• **Exercise task**:
Among the lines of the listing below, retype exactly those from the one containing "What matplotlib code" through the one containing "plt.rcParams['font.family'] = ['Liberation", both included. Do not include pictures.

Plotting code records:
------------------------

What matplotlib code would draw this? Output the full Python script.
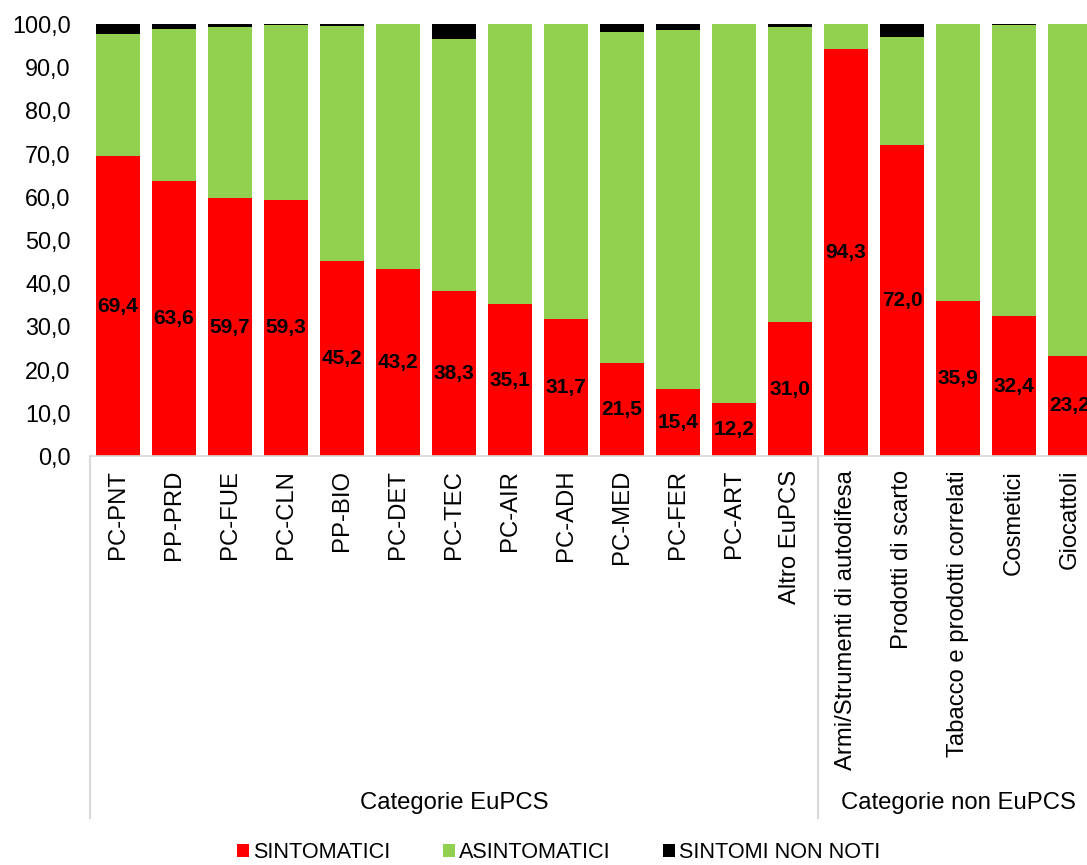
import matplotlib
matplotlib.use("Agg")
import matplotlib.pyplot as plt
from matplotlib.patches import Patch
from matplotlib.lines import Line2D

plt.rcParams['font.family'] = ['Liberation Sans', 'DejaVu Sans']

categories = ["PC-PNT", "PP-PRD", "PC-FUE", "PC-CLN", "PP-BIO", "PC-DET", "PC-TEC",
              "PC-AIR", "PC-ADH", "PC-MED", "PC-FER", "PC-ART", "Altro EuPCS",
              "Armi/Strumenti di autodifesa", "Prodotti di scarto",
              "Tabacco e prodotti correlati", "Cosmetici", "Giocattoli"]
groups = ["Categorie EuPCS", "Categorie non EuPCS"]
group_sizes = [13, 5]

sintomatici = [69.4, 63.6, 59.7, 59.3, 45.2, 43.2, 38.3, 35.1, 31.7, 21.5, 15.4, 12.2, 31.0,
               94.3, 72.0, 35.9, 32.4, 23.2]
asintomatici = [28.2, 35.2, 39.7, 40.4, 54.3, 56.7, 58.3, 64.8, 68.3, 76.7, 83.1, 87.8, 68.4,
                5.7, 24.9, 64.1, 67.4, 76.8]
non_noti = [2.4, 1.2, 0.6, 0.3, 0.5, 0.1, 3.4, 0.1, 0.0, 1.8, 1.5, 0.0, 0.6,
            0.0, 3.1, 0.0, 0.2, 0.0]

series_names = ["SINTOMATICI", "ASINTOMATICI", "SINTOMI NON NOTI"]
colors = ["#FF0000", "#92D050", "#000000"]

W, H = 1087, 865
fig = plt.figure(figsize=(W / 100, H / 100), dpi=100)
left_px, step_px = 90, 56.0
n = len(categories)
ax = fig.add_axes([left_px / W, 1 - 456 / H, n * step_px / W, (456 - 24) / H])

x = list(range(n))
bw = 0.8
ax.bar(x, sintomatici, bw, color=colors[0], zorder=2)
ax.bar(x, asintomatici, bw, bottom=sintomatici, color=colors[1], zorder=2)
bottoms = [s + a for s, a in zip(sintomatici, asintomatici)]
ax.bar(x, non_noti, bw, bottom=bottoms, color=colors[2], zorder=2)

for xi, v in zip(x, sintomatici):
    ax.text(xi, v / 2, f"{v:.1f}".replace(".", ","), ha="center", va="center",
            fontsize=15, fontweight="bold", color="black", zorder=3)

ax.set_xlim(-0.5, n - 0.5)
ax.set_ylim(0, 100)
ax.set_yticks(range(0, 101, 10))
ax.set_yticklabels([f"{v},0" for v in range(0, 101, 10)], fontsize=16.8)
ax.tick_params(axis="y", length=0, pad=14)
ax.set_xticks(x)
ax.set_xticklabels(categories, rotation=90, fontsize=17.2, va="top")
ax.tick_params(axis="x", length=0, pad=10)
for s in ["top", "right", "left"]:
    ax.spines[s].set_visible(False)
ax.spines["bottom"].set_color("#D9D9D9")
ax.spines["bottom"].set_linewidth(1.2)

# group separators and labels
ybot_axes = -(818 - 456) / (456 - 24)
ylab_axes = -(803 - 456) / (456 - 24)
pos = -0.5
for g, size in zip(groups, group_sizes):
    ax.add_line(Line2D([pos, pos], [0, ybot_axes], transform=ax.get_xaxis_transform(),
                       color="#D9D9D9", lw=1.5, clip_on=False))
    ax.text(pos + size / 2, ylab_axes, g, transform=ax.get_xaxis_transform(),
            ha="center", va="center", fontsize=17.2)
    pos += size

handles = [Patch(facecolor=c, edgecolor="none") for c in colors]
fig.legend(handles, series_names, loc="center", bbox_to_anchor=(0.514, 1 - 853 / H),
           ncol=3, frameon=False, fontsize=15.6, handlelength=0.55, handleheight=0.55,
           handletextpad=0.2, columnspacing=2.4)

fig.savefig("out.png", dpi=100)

------------------------

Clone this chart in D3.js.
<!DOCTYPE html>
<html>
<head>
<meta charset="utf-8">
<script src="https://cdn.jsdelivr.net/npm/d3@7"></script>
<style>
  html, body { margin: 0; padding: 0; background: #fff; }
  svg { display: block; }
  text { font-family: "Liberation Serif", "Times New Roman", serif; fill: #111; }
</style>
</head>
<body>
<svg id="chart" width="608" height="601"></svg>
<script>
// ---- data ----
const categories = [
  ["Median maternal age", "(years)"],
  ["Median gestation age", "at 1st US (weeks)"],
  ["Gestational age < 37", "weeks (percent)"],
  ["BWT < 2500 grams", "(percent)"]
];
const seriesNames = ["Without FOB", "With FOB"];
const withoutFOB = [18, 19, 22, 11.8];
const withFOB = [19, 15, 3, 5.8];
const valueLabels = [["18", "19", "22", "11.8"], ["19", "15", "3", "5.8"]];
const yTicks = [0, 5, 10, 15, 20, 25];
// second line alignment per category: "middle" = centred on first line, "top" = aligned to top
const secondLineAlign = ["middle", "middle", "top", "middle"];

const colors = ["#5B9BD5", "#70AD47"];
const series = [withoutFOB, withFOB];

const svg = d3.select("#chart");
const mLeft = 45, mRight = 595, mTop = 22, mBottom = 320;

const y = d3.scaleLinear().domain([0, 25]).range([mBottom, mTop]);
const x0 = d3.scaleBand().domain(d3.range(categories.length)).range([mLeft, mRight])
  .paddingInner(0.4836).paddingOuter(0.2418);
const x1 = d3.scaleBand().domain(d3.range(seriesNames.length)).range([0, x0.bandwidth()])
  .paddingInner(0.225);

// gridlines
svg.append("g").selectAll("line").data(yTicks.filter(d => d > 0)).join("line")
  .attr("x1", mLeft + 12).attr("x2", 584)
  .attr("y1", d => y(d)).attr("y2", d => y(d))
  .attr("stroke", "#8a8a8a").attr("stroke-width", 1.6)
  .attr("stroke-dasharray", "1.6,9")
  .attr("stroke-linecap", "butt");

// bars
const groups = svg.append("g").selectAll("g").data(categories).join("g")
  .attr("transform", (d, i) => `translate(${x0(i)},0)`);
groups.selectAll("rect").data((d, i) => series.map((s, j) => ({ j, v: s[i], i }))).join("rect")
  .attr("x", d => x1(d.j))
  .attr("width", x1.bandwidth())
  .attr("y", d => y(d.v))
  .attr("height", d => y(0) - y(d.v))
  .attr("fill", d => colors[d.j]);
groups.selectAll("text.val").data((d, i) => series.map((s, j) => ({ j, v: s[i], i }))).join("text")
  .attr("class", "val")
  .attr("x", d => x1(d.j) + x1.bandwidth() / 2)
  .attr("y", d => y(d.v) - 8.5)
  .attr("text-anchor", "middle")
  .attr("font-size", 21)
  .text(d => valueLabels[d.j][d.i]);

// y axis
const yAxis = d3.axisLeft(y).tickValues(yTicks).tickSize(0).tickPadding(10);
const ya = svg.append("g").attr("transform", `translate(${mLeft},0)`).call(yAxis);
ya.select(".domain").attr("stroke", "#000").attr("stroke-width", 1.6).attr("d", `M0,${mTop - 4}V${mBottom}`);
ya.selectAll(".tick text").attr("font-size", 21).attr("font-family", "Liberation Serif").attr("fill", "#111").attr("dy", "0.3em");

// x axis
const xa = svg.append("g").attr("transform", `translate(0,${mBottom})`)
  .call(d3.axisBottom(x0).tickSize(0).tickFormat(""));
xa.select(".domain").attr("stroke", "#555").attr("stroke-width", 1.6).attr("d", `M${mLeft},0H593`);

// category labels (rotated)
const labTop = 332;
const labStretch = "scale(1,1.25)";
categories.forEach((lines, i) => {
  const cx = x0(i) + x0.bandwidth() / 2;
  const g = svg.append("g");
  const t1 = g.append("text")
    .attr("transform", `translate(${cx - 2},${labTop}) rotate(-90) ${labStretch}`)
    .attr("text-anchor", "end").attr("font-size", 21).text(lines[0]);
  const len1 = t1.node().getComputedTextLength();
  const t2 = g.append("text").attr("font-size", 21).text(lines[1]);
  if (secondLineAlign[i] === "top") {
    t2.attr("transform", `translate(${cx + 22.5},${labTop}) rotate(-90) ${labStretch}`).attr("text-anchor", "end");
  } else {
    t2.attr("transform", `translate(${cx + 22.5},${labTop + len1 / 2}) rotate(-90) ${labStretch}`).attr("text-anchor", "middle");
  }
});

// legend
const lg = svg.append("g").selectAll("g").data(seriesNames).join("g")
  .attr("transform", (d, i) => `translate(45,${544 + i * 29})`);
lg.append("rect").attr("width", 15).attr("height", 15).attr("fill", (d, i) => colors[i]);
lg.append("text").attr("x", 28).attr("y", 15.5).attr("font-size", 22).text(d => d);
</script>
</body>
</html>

------------------------

• **Solved exercise**:
What matplotlib code would draw this? Output the full Python script.
import matplotlib
matplotlib.use("Agg")
import matplotlib.pyplot as plt
from matplotlib.patches import Patch
from matplotlib.lines import Line2D

plt.rcParams['font.family'] = ['Liberation Sans', 'DejaVu Sans']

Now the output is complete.